PS sellers in Asia were not rattled by these sudden drops in upstream costs, however, with most producers and traders keeping prices steady or even asking for higher prices. A Hong Kong producer managed to sell some material at prices equal to offer levels from last week after announcing a US$10/ton increase last Friday. The producer acknowledged that sales had been affected by the downward slide in upstream costs. However, prices were kept firm as they believe that last week’s upstream cost declines will prove to be a temporary phenomenon. Inside China, distributors and domestic producers lifted their prices by around CNY100-200/ton (US$15-31/ton) over the past two days. Producers and distributors commented that they expect to see a temporary drop in sales volume but that the losses in upstream costs will not prove to be permanent. Sellers added that they are feeling satisfied with the number of price inquiries they have received recently. Sellers in Southeast Asia also maintained a firm stance on their prices last week in spite of the late week slippage in upstream costs. Distributors in Indonesia lifted their prices to the local market by US$20-55/ton for GPPS and by US$70-120/ton for HIPS last week on the strength of limited availability inside the country, with distributors expressing confidence in their ability to conclude deals at their new price levels. Traders active in the region reported receiving increases of US$20-55/ton from Thai and Taiwanese producers, with most traders lifting their own prices by similar amounts in order to offset their higher replacement costs.
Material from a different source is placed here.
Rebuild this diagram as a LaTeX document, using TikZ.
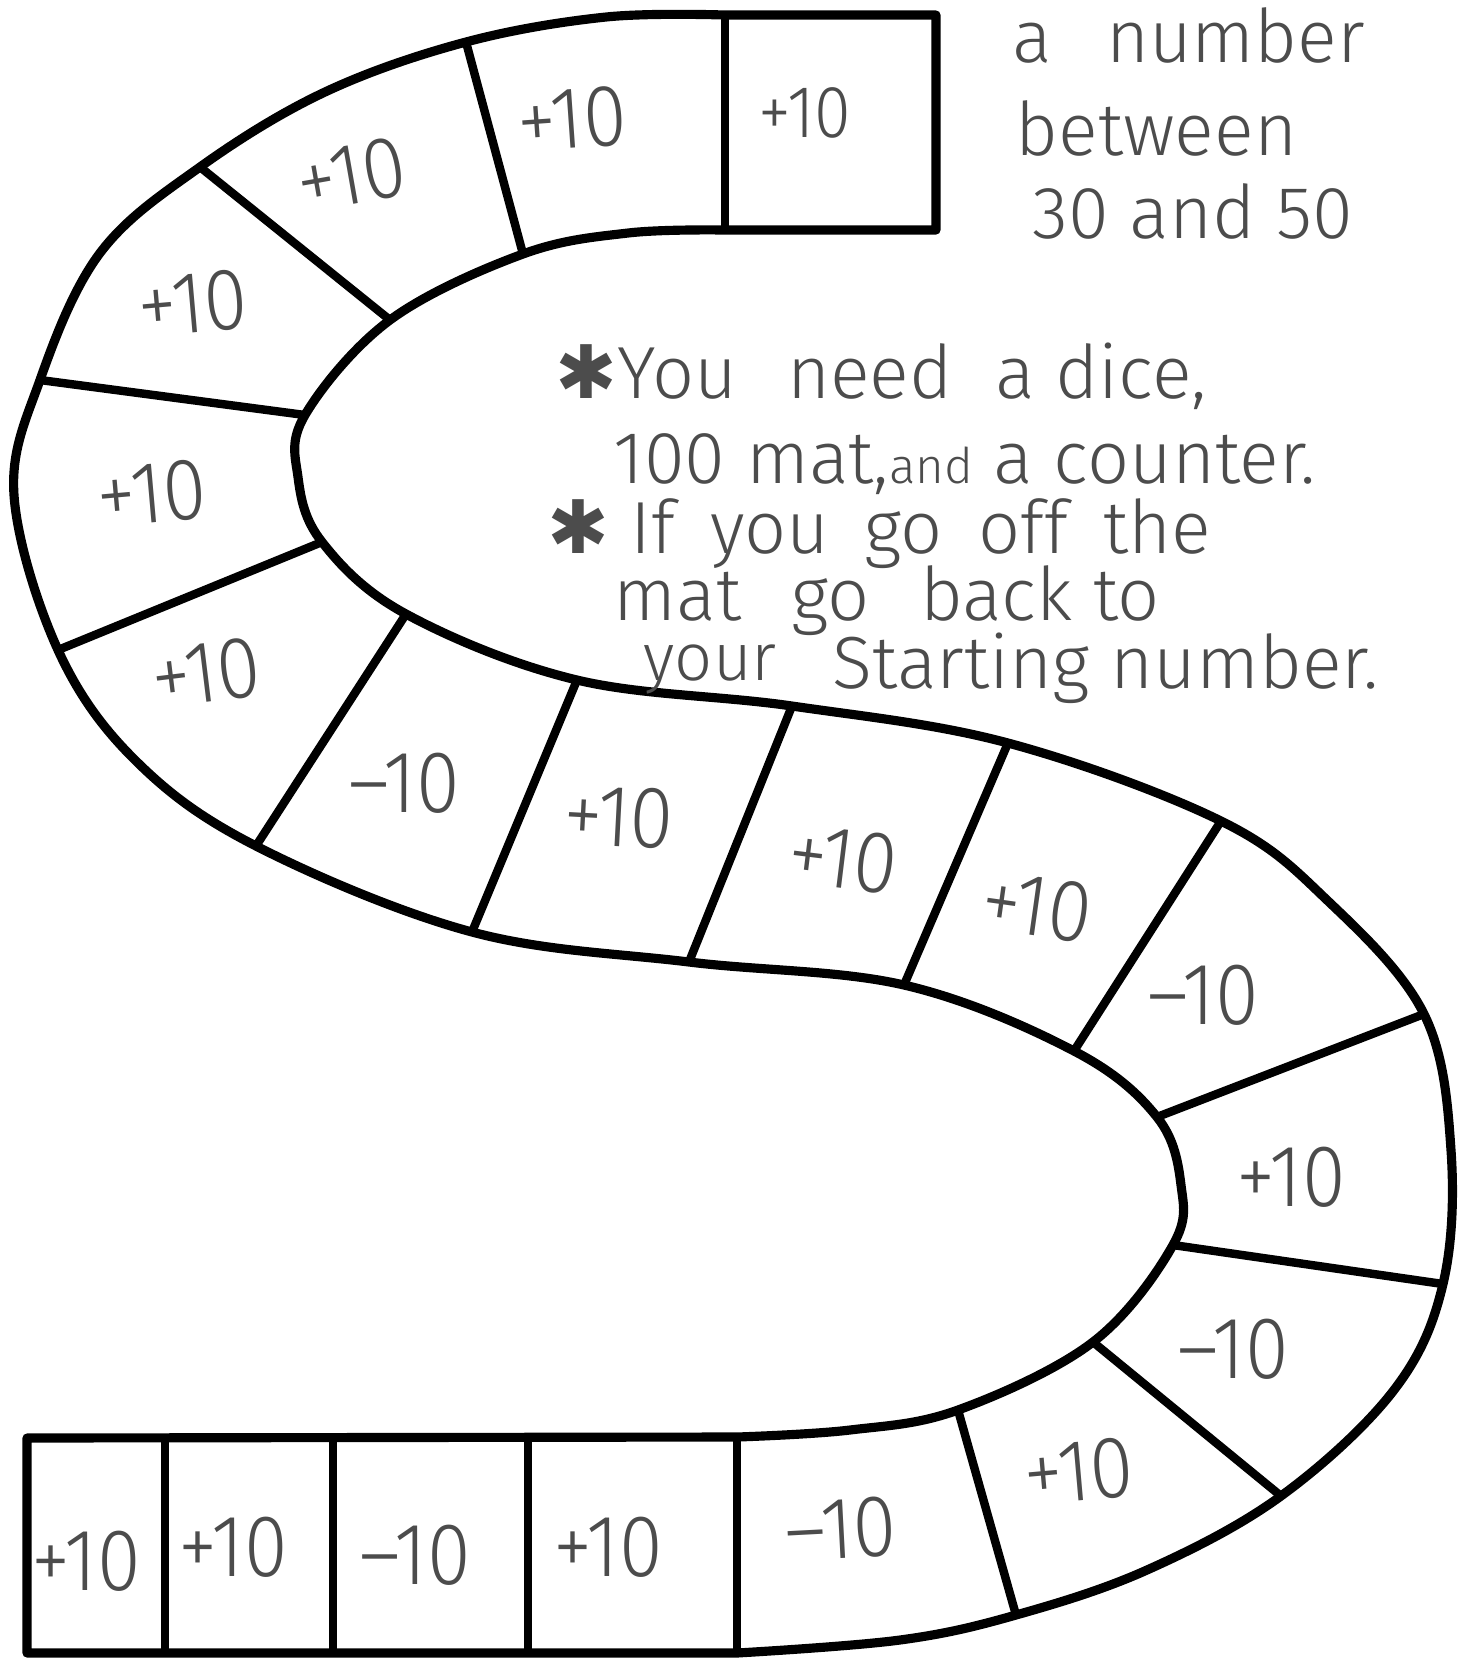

Traders commented that demand remained essentially unchanged over the past week while predicting that PS prices would not witness any major price changes over the short term. Sellers’ predictions that the drop in upstream costs seen last week would prove only temporary, have already been partially vindicated. Spot styrene prices on an FOB Korea basis gained approximately US$25/ton on Monday as the styrene feedstock market began to show some signs of stabilizing following last week’s drops. However, players commented that they do not expecting spot prices to move back up to their highest levels from last week over the next few days.